Vint le dramatique épisode du 17 novembre 1986, soit l’assassinat de Georges Besse –hommage lui soit rendu-, patron d’Eurodif.
George Besse fut lâchement assassiné devant le seuil de son immeuble le 17 novembre au soir, un crime revendiqué par Action Directe. Il ne fait pas de doute que le commando d’Action Directe était sur place, mais il ne fait pas de doute non plus qu’Action Directe avait des liens avec le terrorisme rouge européen et avec le terrorisme libanais. L’assassinat de George Besse était une commande des services iraniens. La défense paranoïaque des criminels lors de leur procès, orientée sur la dialectique anti capitaliste n’était qu’esbroufe, George Besse n’est pas mort en tant que PDG « capitaliste » de Renault, mais comme patron d’Eurodif hostile à toute négociation avec l’Iran.
Comment ne pas penser d’ailleurs à l’assassinat du Général René Audran le 25 janvier 1985 par le même commando en sachant que le Général Audran était responsable des affaires internationales au Ministère de la Défense.
L’affaire des otages : le Hezbollah prend en otages le 22 mars 1985 Marcel Carton et Marcel Fontaine, deux diplomates, puis deux mois plus tard le journaliste Jean-Paul Kaufmann et le chercheur Michel Seurat (mort en captivité en mars 1986), puis les journalistes Philippe Rochot, Georges Hanse, Aurel Cornéa et Jean-Louis Normandin et enfin Roger Auque, aussi Camille Sontag et Marcel Coudari ainsi que les passagers du bateau le Silco dont la française Jacqueline Valente et ses filles.
Ces prises d’otages sont l’œuvre du Hezbollah, avec en arrière-plan soit direct, soit indirect l’Iran, toujours est-il que les négociations pour leur libération furent conduites avec l’Iran.
Un odieux marchandage s’installe alors, l’Iran ne promet à aucun moment de faire cesser attentats et prises d’otages mais pose quatre conditions pour intercéder en leur faveur :
- Le remboursement du prêt accordé par le Shah,
- L’arrêt de livraison d’armes à l’Irak et la livraison d’armes et d’uranium à l’Iran,
- L’éviction du territoire français des Moudjahidine du Peuple,
- Et après coup la libération du terroriste Anis Naccache détenu en France.

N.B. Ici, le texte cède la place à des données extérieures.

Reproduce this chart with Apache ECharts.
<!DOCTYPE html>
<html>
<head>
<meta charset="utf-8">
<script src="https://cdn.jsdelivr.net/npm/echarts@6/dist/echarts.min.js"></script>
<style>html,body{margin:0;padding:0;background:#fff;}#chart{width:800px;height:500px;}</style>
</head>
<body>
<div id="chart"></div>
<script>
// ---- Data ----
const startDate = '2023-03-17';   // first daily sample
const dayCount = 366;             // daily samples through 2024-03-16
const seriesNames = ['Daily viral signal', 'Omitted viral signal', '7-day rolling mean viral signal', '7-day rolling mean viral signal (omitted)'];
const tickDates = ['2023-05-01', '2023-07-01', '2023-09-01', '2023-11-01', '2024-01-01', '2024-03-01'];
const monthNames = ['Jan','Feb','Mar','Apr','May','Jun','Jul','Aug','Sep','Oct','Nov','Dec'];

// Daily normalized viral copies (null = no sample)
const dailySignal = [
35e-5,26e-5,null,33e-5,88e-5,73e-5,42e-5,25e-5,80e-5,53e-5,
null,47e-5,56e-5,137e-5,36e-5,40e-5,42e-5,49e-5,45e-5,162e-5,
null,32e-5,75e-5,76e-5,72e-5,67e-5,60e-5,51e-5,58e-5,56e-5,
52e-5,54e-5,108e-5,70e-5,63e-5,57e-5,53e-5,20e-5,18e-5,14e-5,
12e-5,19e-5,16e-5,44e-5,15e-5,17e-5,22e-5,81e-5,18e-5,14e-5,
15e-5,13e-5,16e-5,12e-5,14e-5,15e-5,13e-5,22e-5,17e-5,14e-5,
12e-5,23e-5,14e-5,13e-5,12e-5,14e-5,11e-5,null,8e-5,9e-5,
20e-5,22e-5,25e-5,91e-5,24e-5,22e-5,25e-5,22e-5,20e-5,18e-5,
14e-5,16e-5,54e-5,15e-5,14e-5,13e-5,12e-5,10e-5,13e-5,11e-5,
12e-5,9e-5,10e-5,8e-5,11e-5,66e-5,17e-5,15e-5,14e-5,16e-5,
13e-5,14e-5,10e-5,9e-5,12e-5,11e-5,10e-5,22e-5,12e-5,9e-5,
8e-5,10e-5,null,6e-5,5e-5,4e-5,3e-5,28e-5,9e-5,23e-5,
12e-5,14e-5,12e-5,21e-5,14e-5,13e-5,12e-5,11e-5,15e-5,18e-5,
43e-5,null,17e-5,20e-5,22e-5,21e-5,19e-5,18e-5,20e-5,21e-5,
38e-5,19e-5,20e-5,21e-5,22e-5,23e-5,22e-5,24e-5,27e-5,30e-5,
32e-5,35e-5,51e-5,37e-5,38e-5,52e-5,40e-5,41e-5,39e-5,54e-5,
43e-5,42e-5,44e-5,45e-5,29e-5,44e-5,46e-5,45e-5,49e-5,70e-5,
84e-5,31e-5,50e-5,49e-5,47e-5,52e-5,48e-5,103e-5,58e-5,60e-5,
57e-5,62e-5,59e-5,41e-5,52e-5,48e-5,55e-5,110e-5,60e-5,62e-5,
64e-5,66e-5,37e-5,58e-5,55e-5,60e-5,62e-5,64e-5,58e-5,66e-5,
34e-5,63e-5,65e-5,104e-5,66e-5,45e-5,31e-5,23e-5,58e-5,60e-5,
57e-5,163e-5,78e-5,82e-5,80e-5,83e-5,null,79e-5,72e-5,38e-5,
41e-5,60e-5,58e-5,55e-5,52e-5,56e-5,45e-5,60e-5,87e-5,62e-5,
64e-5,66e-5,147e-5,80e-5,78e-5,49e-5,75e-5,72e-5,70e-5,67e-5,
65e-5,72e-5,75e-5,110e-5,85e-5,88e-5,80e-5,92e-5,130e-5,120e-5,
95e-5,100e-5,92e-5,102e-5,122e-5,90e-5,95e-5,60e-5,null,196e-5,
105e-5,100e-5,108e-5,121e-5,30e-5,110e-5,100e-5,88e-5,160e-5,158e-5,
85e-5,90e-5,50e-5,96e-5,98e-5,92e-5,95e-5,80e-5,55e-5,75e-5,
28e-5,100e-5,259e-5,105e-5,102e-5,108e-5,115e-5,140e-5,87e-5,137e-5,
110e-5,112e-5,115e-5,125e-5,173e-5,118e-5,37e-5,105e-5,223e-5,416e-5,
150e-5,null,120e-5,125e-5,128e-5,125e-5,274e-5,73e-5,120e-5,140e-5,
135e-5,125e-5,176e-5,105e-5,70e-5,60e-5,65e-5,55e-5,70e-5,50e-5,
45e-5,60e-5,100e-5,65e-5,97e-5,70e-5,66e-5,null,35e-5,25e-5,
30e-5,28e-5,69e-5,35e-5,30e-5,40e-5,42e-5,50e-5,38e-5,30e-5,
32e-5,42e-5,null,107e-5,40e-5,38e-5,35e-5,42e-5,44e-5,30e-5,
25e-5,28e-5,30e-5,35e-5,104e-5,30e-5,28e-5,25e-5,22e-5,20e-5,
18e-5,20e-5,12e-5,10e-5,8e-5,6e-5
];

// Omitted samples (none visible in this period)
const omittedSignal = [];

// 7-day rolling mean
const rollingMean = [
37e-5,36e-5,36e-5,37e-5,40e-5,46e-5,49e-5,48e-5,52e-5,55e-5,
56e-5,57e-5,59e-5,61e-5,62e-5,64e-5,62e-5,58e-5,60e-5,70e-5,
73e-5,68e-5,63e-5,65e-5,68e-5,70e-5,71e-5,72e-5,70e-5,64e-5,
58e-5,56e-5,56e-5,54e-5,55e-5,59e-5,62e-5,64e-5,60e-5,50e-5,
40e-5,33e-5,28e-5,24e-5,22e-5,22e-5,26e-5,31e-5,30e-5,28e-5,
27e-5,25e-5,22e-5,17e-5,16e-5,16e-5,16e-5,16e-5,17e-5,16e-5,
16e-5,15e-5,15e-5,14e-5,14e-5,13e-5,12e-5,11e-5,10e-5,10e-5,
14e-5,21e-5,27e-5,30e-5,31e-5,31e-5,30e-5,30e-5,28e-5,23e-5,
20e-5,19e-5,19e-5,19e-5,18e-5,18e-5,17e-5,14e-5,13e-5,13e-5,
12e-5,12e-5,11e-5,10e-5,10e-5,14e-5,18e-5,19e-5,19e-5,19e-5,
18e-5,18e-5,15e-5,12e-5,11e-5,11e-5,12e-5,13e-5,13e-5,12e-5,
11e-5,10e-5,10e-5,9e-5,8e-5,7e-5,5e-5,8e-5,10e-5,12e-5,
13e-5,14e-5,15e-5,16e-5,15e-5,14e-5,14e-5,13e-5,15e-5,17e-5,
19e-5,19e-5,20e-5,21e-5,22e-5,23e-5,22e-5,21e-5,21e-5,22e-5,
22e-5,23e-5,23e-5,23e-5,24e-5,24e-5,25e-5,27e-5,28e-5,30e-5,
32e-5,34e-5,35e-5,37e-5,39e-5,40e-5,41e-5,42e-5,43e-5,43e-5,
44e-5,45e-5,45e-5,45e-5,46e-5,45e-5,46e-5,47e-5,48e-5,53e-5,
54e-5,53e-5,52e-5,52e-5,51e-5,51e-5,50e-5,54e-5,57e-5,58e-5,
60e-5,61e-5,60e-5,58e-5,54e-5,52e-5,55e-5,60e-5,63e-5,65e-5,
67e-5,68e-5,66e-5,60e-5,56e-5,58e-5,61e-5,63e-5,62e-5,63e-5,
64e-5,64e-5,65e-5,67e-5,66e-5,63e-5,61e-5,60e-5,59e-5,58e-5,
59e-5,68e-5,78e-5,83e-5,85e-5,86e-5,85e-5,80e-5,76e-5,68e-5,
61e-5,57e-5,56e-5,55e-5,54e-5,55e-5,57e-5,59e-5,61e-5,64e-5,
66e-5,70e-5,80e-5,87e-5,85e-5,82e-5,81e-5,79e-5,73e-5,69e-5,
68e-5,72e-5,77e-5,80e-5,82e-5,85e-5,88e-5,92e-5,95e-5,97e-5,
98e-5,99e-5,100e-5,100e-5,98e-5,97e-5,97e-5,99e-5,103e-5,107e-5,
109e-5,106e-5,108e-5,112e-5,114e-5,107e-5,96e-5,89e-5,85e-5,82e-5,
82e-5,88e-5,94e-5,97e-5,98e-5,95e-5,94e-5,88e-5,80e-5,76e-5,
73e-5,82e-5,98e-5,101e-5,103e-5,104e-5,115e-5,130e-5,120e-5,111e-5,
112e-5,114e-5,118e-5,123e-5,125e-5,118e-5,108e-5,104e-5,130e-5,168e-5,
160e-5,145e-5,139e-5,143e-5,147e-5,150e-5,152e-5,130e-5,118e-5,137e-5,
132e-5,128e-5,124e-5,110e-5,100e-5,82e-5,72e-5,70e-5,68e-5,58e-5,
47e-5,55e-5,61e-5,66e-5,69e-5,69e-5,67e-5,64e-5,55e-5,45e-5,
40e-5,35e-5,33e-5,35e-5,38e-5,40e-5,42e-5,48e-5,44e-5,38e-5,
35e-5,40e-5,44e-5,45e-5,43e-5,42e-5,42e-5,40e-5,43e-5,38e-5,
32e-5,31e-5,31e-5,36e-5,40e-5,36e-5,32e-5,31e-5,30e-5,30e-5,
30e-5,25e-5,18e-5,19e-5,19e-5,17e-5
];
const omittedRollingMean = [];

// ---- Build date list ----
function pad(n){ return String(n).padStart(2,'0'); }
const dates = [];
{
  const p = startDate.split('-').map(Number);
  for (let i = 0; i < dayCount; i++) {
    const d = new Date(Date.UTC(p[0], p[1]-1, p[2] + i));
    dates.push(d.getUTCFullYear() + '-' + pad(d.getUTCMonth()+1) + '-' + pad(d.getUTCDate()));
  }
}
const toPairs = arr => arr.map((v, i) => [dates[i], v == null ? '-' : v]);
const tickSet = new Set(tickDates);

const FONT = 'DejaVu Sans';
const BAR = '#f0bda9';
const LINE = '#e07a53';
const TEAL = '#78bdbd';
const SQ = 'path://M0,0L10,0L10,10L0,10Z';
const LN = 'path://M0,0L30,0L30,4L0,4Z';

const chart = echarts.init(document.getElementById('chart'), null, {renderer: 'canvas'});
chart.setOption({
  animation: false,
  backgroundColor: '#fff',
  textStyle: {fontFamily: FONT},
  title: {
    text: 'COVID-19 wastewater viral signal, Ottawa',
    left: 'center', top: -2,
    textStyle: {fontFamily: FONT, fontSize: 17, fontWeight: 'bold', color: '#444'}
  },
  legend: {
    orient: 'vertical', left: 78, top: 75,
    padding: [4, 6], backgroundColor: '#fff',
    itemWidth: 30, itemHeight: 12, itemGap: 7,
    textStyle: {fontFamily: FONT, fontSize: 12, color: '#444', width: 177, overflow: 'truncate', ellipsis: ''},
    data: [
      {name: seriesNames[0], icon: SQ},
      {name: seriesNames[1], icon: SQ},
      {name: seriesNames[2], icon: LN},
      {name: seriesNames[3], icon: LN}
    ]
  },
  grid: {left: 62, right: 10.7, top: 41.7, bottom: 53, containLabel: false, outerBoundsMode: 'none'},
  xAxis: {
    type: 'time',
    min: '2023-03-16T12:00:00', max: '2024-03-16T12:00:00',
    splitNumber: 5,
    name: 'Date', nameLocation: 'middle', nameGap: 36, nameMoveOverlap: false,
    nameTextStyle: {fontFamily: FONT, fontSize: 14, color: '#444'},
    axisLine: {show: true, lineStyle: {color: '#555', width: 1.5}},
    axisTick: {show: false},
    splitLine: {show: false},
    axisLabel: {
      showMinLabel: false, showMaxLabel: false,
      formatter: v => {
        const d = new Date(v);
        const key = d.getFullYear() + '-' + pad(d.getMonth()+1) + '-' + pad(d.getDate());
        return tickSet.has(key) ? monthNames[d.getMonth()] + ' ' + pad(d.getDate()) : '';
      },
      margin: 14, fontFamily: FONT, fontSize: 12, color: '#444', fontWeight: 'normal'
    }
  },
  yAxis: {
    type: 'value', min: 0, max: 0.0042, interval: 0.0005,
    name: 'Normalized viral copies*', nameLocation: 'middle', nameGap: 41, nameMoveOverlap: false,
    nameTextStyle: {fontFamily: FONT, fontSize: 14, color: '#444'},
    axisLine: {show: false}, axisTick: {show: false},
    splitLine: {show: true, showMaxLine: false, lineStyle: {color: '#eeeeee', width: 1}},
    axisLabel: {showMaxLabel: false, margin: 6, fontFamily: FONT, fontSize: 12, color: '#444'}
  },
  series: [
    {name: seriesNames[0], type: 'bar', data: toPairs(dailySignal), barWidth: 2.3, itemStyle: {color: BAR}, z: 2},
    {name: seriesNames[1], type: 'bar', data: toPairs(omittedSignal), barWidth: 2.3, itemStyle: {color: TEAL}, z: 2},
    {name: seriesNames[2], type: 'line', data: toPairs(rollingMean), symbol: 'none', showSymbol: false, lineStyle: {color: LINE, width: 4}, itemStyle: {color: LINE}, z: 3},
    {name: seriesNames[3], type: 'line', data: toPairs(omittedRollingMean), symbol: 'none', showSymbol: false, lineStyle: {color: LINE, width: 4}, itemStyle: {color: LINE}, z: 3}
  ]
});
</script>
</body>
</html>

La France remboursa donc à l’Iran 330 millions de dollars le 17 novembre 1986 mais refuse de fournir de l’uranium, Georges Besse sera assassiné le soir même. Puis encore remboursera 330 millions en décembre 1987.

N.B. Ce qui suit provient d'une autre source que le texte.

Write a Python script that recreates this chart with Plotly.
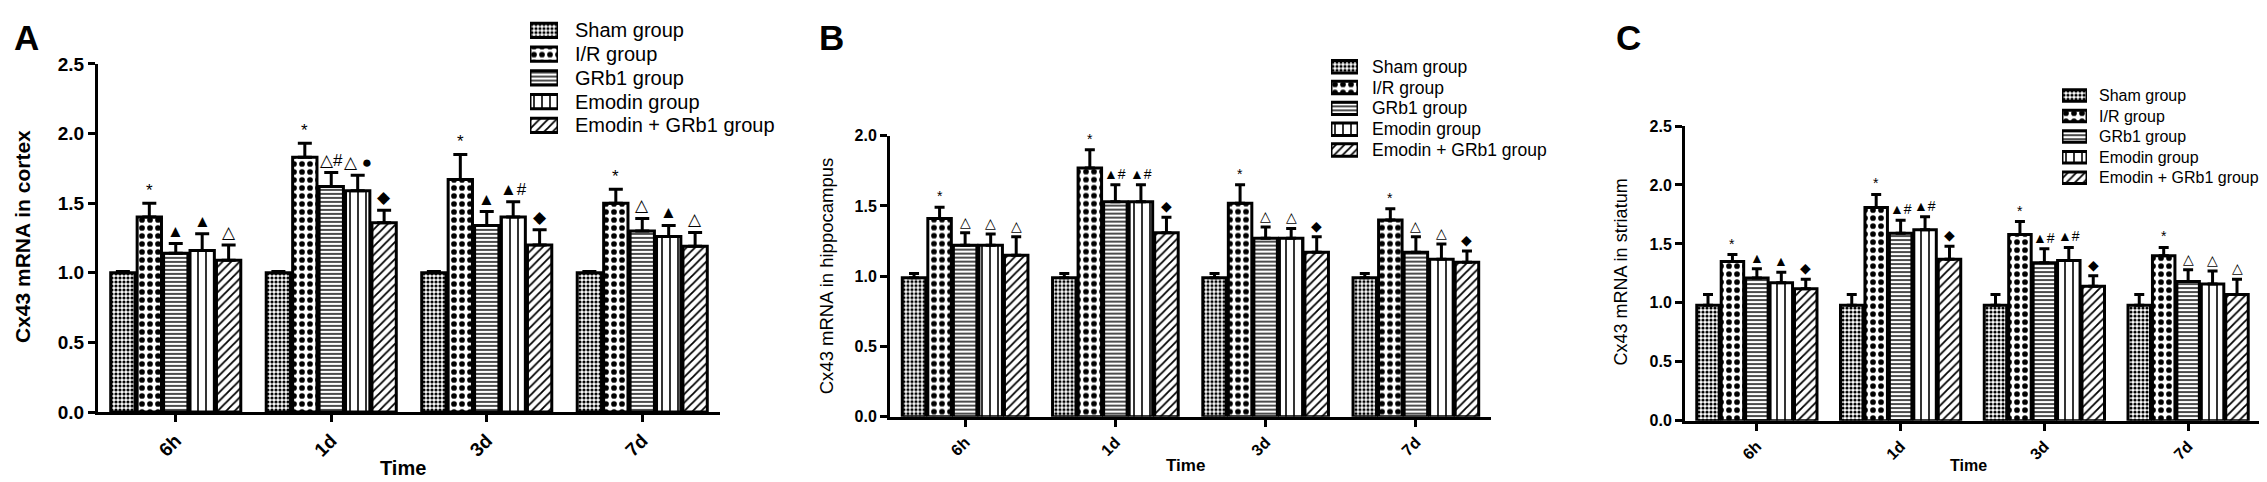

La livraison d’uranium à l’Iran est inacceptable, la livraison d’arme officiellement non plus, cependant la société Luchaire livre illégalement 450 000 obus à l’Iran, ce qui deviendra « l’affaire Luchaire ».
Charles Pasqua expulse ensuite les Moudjahidine du Peuple vers l’Irak (décembre 1987).

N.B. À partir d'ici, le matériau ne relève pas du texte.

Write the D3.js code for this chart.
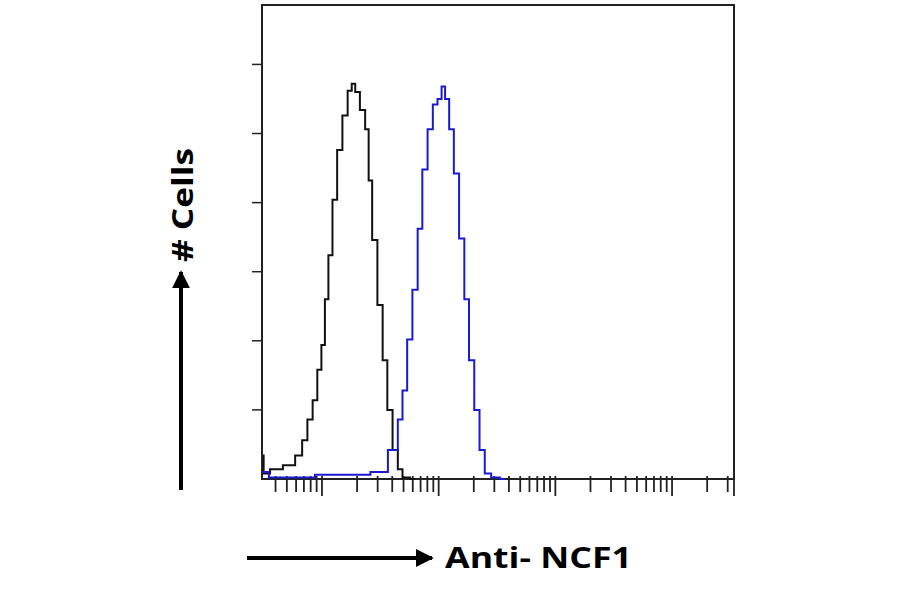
<!DOCTYPE html>
<html><head><meta charset="utf-8">
<script src="https://cdn.jsdelivr.net/npm/d3@7"></script>
<style>body{margin:0;background:#fff}</style>
</head><body>
<svg id="chart" width="900" height="594"></svg>
<script>
// log10 fluorescence / cell counts
var ctrlLog = [0.49,0.51,0.60,0.73,0.81,0.85,0.90,0.94,0.98,1.01,1.04,1.07,1.11,1.15,1.20,1.24,1.27,1.30,1.35,1.39,1.41,1.45,1.50,1.54,1.58,1.63,1.67,1.71,1.80];
var ctrlCount = [17,4,7,10,17,28,43,57,79,97,130,162,202,238,263,281,286,280,267,253,216,173,126,86,50,21,7,1,0];
var ncfLog = [0.49,0.60,0.81,1.07,1.33,1.50,1.63,1.67,1.71,1.75,1.80,1.84,1.88,1.93,1.97,2.01,2.04,2.07,2.11,2.15,2.20,2.24,2.28,2.33,2.37,2.42,2.48,2.57];
var ncfCount = [5,1,1,3,3,5,21,43,64,101,137,181,224,253,271,275,284,275,253,221,174,130,86,50,21,4,1,0];
var yTicks = [50,100,150,200,250,300];

var svg = d3.select("#chart");
var L = 262, R = 734, T = 5, B = 479;
var x = d3.scaleLog().domain([Math.pow(10,0.486), Math.pow(10,4.531)]).range([L, R]);
var y = d3.scaleLinear().domain([0, 343]).range([B, T]);

// frame
svg.append("rect").attr("x", L).attr("y", T).attr("width", R - L).attr("height", B - T)
  .attr("fill", "none").attr("stroke", "#222").attr("stroke-width", 2);

// y ticks
svg.selectAll(".yt").data(yTicks).enter().append("line")
  .attr("x1", L - 10).attr("x2", L).attr("y1", function(d){ return y(d); }).attr("y2", function(d){ return y(d); })
  .attr("stroke", "#222").attr("stroke-width", 1.5);

// x log ticks
var xt = [];
for (var k = 0; k <= 4; k++) for (var m = 1; m <= 9; m++) {
  var v = m * Math.pow(10, k);
  if (x(v) >= L - 0.5 && x(v) <= R + 0.5) xt.push({v: v, major: m == 1});
}
xt.push({v: x.domain()[1], major: true});
svg.selectAll(".xt").data(xt).enter().append("line")
  .attr("x1", function(d){ return x(d.v); }).attr("x2", function(d){ return x(d.v); })
  .attr("y1", B - 3).attr("y2", function(d){ return d.major ? B + 17 : B + 13; })
  .attr("stroke", "#222").attr("stroke-width", 1.8);

function curve(lg, ct, color) {
  var pts = lg.map(function(d, i){ return [Math.pow(10, d), ct[i]]; });
  svg.append("path").datum(pts)
    .attr("d", d3.line().x(function(d){ return x(d[0]); }).y(function(d){ return y(d[1]); }).curve(d3.curveStep))
    .attr("fill", "none").attr("stroke", color).attr("stroke-width", 2);
}
curve(ctrlLog, ctrlCount, "#111");
curve(ncfLog, ncfCount, "#1a1ad0");

// arrows + labels
svg.append("defs").append("marker").attr("id", "ah").attr("viewBox", "0 0 10 10")
  .attr("refX", 9).attr("refY", 5).attr("markerWidth", 4.5).attr("markerHeight", 4.5).attr("orient", "auto")
  .append("path").attr("d", "M0,0L10,5L0,10Z").attr("fill", "#000");
svg.append("line").attr("x1", 181).attr("y1", 490).attr("x2", 181).attr("y2", 272)
  .attr("stroke", "#000").attr("stroke-width", 4).attr("marker-end", "url(#ah)");
svg.append("line").attr("x1", 247).attr("y1", 558).attr("x2", 432).attr("y2", 558)
  .attr("stroke", "#000").attr("stroke-width", 4).attr("marker-end", "url(#ah)");
svg.append("text").attr("transform", "translate(193,205) rotate(-90)").attr("text-anchor", "middle")
  .attr("font-family", "Open Sans, Liberation Sans, sans-serif").attr("font-weight", "bold").attr("font-size", 28)
  .attr("textLength", 114).attr("lengthAdjust", "spacingAndGlyphs")
  .text("# Cells");
svg.append("text").attr("x", 445).attr("y", 568)
  .attr("font-family", "Open Sans, Liberation Sans, sans-serif").attr("font-weight", "bold").attr("font-size", 28)
  .attr("textLength", 187).attr("lengthAdjust", "spacingAndGlyphs")
  .text("Anti- NCF1");
</script>
</body></html>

Enfin, Naccache et quatre autres terroristes iraniens seront libérés et expulsés en juillet 1989.
L’absence de livraison d’uranium enrichi explique peut-être l’attentat du DC610 d’UTA au dessus du Ténéré le 19 septembre 1989 (172 victimes).La veille de l’attentat, une lettre publiée par le journal libanais As Shira accuse le gouvernement de Jacques Chirac, et désigne nommément Charles Pasqua pour n’avoir pas tenu des engagements pris à l’égard de l’Iran. Elle enjoint le gouvernement socialiste de "corriger les erreurs de ses prédécesseurs dans l’intérêt de tout le monde". Nous savons que les lettres de menace de ces gens-là représentent le signal du passage à l’acte des terroristes.
Les otages seront libérés et un accord franco-iranien est signé en juillet 1991, il stipule que la France remboursera au total 1,6 milliards de dollars à l’Iran, que l’Iran est rétabli pleinement dans son statut d’actionnaire d’Eurodif avec le droit de prélever 10% de l’uranium enrichi à des fins civiles. Le terrorisme a gagné.
De sources diplomatiques, l’uranium enrichi ne fut jamais livré, l’Iran ne développant pas un nucléaire civil mais militaire.
Pour conclure sur une note d’espoir, précisons que Eurodif (nommé Georges Besse maintenant) cessera toute activité en 2013 et que la nouvelle centrale Georges Besse II appartiendra alors à 100% à Areva, enfin souhaitons-le ou tout au moins que des pays voyous n’en soient pas actionnaires.